Dan sering juga tidak membersihkan sisa-sisa makanan di meja makan. Tidak dilap atau disapu, bahkan meninggalkannya seakan tidak ada bebannya dengan itu. Meskipun tidak salah sih, akan tetapi perilaku seperti itu sangatlah mencerminkan sebagai sosok orang yang pemalas dan juga memang tidak baik.

Hal seperti itu biasaya terjadi, karena di dalam anggota keluarga sangat kental dengan sistem patriarki. Di mana segala pekerjaan rumah adalah tanggungan dari perempuan. Ya, termasuk pekerjaan cuci piring dan bersih-bersih saat usai makan. Seperti anak perempuan atau ibu yang memang diidentikan untuk mengurus segala pekerjaan rumah dan logistik, serta bersih-bersih pun saat anggota keluarga selesai makan.

Saya sendiri adalah anak laki-laki, namun tidak juga sepaham kalau semua pekerjaan rumah semuanya harus ditanggung oleh anak perempuan atau pun ibu. Setidaknya memulai dari diri sendiri dengan sederhana yakni langsung menyimpan piring kotor kita ke tempat cucian.

Apalagi, kalau sementara tidak ada anak perempuan atau ibu di rumah, maka mesti anak laki-laki juga dong bergegas untuk bersih-bersih ketika selesai makan, kan itu uga kotoran makanan kita sendiri. Bukan malah menunggu anak perempuan atau ibu yang mesti melakukannya, walaupun nanti.

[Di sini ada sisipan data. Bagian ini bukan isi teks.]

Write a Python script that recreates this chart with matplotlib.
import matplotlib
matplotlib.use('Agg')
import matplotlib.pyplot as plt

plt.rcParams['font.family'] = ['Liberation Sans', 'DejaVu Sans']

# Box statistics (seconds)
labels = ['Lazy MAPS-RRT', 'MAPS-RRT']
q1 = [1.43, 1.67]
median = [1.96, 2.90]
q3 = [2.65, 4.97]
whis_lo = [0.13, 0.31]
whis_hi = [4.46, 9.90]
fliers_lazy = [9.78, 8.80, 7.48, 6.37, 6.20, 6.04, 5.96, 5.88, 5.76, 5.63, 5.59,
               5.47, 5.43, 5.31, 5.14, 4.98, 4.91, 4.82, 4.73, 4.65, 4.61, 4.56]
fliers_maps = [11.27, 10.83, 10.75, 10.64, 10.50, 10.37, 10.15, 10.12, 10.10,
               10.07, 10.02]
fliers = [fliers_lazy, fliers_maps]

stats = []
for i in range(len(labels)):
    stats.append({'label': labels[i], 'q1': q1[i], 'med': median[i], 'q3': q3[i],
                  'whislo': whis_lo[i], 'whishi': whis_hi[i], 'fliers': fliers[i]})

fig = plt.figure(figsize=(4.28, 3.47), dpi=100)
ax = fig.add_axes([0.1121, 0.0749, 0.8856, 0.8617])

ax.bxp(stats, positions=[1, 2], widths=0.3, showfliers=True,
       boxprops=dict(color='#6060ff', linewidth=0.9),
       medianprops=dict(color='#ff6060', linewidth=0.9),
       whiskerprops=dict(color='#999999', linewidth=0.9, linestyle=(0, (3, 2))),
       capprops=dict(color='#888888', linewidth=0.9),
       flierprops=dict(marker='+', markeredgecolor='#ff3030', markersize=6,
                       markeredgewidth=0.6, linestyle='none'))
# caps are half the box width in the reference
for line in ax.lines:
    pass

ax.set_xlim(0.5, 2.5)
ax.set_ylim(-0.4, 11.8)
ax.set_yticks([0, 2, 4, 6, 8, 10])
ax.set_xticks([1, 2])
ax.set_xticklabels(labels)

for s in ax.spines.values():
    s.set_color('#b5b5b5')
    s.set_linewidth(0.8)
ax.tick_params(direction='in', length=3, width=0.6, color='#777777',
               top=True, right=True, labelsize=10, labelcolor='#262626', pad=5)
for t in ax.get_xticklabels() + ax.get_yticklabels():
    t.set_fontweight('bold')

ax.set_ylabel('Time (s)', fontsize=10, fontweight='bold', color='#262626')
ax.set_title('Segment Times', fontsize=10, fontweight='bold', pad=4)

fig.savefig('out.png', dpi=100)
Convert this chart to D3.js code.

Hal serupa juga saat berada di komunitas seperti perkumpulan organisasi mahasiswa. Saya melihat bahwa masih kurang budaya bersih-bersih dari anggota organisasi ketika selesai makan. Justru sudah membudaya kalau selesai makan seakan tidak ada lagi aktivitas lain, biarlah piring kotor menumpuk dan sisa makanan berhamburan. Artinya, ketika selesai makan, maka istrihat atau baring-baring.

Nah, pada dasarnya itu terjadi karena kesadaran yang kurang akan kebersihan. Walaupun memang sepele sih, atau mungkin karena saking sepelenya, sehingga budaya bersih-bersih diabaikan dan bukan suatu tuntutan moral.

Oleh karena itu, penting kiranya untuk memulai budayakan bersih-bersih saat selesai makan. Selain kegiatan itu dapat melatih kedisiplinan, juga sebagai bentuk penghargaan terhadap makanan, dan dapat terlebih menjaga keberhasilan. Bukankah kebersihan adalah bagian dari iman, kan gitu. Apalagi Tuhan hanya bisa dekat dengan orang-orang bersih, emangnya kita nggak mau dekat dengan Tuhan?

Kalau ditanya efeknya, pasti amatlah besar. Selain pada kebaikan diri sendiri, juga dapat menjadi contoh di dalam anggota keluarga, terlebih berpengaruh besar pada keturunan nanti. Intinya kembali pada diri sendiri. Bukankah suatu kaum tidak akan berubah, kecuali ia sendiri yang merubahnya. Saya pikir seperti itu ya bro.